Another low note: topping the bill at the legendary Roxy club in Covent Garden, but the spark has definitely gone out so far as this place is concerned.
Lowest point of all: we don’t know it but we’re travelling to our last ever gig.
The venue is an agricultural college in deepest Essex. We drive past our number one fan on the M32. His thumb gets him to the gig despite this cock-up, but by now we’re all wondering if it’s worth it. The last few months have convinced us that the ride is finished. Somebody’s pulled the plug out and the buzz has drained away. That’s it, it’s over… for the next thirty years.

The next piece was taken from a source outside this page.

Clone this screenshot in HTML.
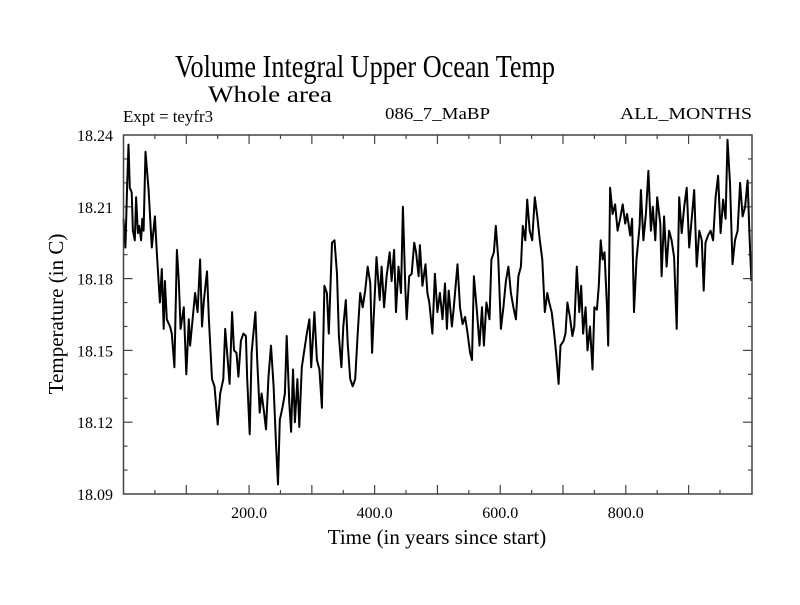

High note: It’s 2009 and Mike Darby wants to release everything we ever recorded on his Bristol Archive label. If only we could get our hands on that live tape from the Bamboo… But if we have to settle for putting the demo from August 1977 and the EP up there, that’s fine. Just one more low note: we can’t find Nigel. If you’re out there, Mr Winky, please get in touch; it’s time to turn round and face the audience.
Dedicated to Jonathan Clark and Vernon Jozefowicz, two lost friends of the band.